— What to produce —
Write out the data again exactly, skipping every picture.

— Supplied information —

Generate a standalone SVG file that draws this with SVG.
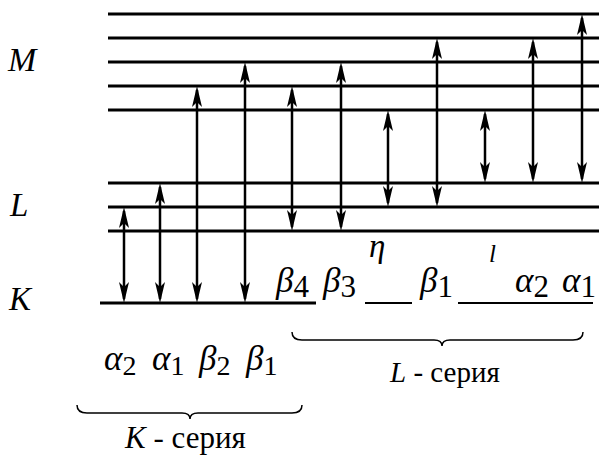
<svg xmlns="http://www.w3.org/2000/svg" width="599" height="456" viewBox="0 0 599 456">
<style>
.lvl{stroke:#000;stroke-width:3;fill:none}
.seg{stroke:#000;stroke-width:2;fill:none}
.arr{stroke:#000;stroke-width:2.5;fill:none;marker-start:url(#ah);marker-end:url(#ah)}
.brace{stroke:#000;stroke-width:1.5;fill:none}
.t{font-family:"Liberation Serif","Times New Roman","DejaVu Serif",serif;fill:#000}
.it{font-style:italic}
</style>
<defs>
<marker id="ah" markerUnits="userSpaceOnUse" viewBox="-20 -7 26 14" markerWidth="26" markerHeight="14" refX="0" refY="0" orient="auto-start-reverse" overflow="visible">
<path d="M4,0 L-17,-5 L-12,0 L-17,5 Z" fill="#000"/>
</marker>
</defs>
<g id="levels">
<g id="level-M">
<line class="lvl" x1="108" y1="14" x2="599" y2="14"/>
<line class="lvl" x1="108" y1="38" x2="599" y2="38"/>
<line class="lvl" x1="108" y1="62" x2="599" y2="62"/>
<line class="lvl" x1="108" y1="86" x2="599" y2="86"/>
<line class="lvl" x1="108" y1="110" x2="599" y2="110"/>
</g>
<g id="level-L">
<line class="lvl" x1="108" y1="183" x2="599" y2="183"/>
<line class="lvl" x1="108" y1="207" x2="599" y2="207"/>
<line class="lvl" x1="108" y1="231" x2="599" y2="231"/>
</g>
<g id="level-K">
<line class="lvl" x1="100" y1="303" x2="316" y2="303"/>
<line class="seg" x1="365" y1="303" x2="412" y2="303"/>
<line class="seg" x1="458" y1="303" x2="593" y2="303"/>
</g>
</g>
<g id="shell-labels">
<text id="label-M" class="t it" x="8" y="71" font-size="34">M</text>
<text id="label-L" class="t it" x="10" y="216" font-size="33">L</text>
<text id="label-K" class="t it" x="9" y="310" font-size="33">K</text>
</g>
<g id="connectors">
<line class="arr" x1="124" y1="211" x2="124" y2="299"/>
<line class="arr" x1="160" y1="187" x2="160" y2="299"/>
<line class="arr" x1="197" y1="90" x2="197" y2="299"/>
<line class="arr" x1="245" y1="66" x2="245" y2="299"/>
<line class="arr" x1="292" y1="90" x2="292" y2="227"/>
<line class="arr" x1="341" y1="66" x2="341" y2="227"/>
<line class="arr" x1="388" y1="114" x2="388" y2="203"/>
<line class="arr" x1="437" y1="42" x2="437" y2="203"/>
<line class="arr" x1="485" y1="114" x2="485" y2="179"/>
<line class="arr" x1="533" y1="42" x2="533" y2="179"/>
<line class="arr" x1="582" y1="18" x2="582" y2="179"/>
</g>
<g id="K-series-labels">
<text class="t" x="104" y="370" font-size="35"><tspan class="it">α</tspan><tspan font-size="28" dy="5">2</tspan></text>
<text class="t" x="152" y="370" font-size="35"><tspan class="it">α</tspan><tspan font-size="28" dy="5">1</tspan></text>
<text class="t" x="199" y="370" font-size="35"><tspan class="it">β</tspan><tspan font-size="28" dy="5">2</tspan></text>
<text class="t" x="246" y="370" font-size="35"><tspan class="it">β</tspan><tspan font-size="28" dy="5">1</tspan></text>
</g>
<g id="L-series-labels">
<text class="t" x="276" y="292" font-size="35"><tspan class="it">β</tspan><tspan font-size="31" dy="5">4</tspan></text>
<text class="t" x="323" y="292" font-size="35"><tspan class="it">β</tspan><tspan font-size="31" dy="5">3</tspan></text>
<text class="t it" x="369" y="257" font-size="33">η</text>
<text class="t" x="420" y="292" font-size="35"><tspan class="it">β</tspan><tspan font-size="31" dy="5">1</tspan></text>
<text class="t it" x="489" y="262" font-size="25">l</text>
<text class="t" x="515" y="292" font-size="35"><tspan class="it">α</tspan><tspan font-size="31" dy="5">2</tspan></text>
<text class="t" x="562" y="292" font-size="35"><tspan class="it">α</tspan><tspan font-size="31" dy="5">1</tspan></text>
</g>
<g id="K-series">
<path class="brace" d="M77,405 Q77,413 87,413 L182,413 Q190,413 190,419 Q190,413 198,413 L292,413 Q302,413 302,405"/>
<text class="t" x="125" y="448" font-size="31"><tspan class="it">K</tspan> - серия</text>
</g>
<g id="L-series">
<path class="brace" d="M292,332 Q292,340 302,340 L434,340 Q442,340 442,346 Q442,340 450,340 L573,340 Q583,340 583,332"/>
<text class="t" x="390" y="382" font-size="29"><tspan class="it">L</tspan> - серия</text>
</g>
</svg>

— Reply —
Generate a standalone SVG file that draws this with SVG.
<svg xmlns="http://www.w3.org/2000/svg" width="599" height="456" viewBox="0 0 599 456">
<style>
.lvl{stroke:#000;stroke-width:3;fill:none}
.seg{stroke:#000;stroke-width:2;fill:none}
.arr{stroke:#000;stroke-width:2.5;fill:none;marker-start:url(#ah);marker-end:url(#ah)}
.brace{stroke:#000;stroke-width:1.5;fill:none}
.t{font-family:"Liberation Serif","Times New Roman","DejaVu Serif",serif;fill:#000}
.it{font-style:italic}
</style>
<defs>
<marker id="ah" markerUnits="userSpaceOnUse" viewBox="-20 -7 26 14" markerWidth="26" markerHeight="14" refX="0" refY="0" orient="auto-start-reverse" overflow="visible">
<path d="M4,0 L-17,-5 L-12,0 L-17,5 Z" fill="#000"/>
</marker>
</defs>
<g id="levels">
<g id="level-M">
<line class="lvl" x1="108" y1="14" x2="599" y2="14"/>
<line class="lvl" x1="108" y1="38" x2="599" y2="38"/>
<line class="lvl" x1="108" y1="62" x2="599" y2="62"/>
<line class="lvl" x1="108" y1="86" x2="599" y2="86"/>
<line class="lvl" x1="108" y1="110" x2="599" y2="110"/>
</g>
<g id="level-L">
<line class="lvl" x1="108" y1="183" x2="599" y2="183"/>
<line class="lvl" x1="108" y1="207" x2="599" y2="207"/>
<line class="lvl" x1="108" y1="231" x2="599" y2="231"/>
</g>
<g id="level-K">
<line class="lvl" x1="100" y1="303" x2="316" y2="303"/>
<line class="seg" x1="365" y1="303" x2="412" y2="303"/>
<line class="seg" x1="458" y1="303" x2="593" y2="303"/>
</g>
</g>
<g id="shell-labels">
<text id="label-M" class="t it" x="8" y="71" font-size="34">M</text>
<text id="label-L" class="t it" x="10" y="216" font-size="33">L</text>
<text id="label-K" class="t it" x="9" y="310" font-size="33">K</text>
</g>
<g id="connectors">
<line class="arr" x1="124" y1="211" x2="124" y2="299"/>
<line class="arr" x1="160" y1="187" x2="160" y2="299"/>
<line class="arr" x1="197" y1="90" x2="197" y2="299"/>
<line class="arr" x1="245" y1="66" x2="245" y2="299"/>
<line class="arr" x1="292" y1="90" x2="292" y2="227"/>
<line class="arr" x1="341" y1="66" x2="341" y2="227"/>
<line class="arr" x1="388" y1="114" x2="388" y2="203"/>
<line class="arr" x1="437" y1="42" x2="437" y2="203"/>
<line class="arr" x1="485" y1="114" x2="485" y2="179"/>
<line class="arr" x1="533" y1="42" x2="533" y2="179"/>
<line class="arr" x1="582" y1="18" x2="582" y2="179"/>
</g>
<g id="K-series-labels">
<text class="t" x="104" y="370" font-size="35"><tspan class="it">α</tspan><tspan font-size="28" dy="5">2</tspan></text>
<text class="t" x="152" y="370" font-size="35"><tspan class="it">α</tspan><tspan font-size="28" dy="5">1</tspan></text>
<text class="t" x="199" y="370" font-size="35"><tspan class="it">β</tspan><tspan font-size="28" dy="5">2</tspan></text>
<text class="t" x="246" y="370" font-size="35"><tspan class="it">β</tspan><tspan font-size="28" dy="5">1</tspan></text>
</g>
<g id="L-series-labels">
<text class="t" x="276" y="292" font-size="35"><tspan class="it">β</tspan><tspan font-size="31" dy="5">4</tspan></text>
<text class="t" x="323" y="292" font-size="35"><tspan class="it">β</tspan><tspan font-size="31" dy="5">3</tspan></text>
<text class="t it" x="369" y="257" font-size="33">η</text>
<text class="t" x="420" y="292" font-size="35"><tspan class="it">β</tspan><tspan font-size="31" dy="5">1</tspan></text>
<text class="t it" x="489" y="262" font-size="25">l</text>
<text class="t" x="515" y="292" font-size="35"><tspan class="it">α</tspan><tspan font-size="31" dy="5">2</tspan></text>
<text class="t" x="562" y="292" font-size="35"><tspan class="it">α</tspan><tspan font-size="31" dy="5">1</tspan></text>
</g>
<g id="K-series">
<path class="brace" d="M77,405 Q77,413 87,413 L182,413 Q190,413 190,419 Q190,413 198,413 L292,413 Q302,413 302,405"/>
<text class="t" x="125" y="448" font-size="31"><tspan class="it">K</tspan> - серия</text>
</g>
<g id="L-series">
<path class="brace" d="M292,332 Q292,340 302,340 L434,340 Q442,340 442,346 Q442,340 450,340 L573,340 Q583,340 583,332"/>
<text class="t" x="390" y="382" font-size="29"><tspan class="it">L</tspan> - серия</text>
</g>
</svg>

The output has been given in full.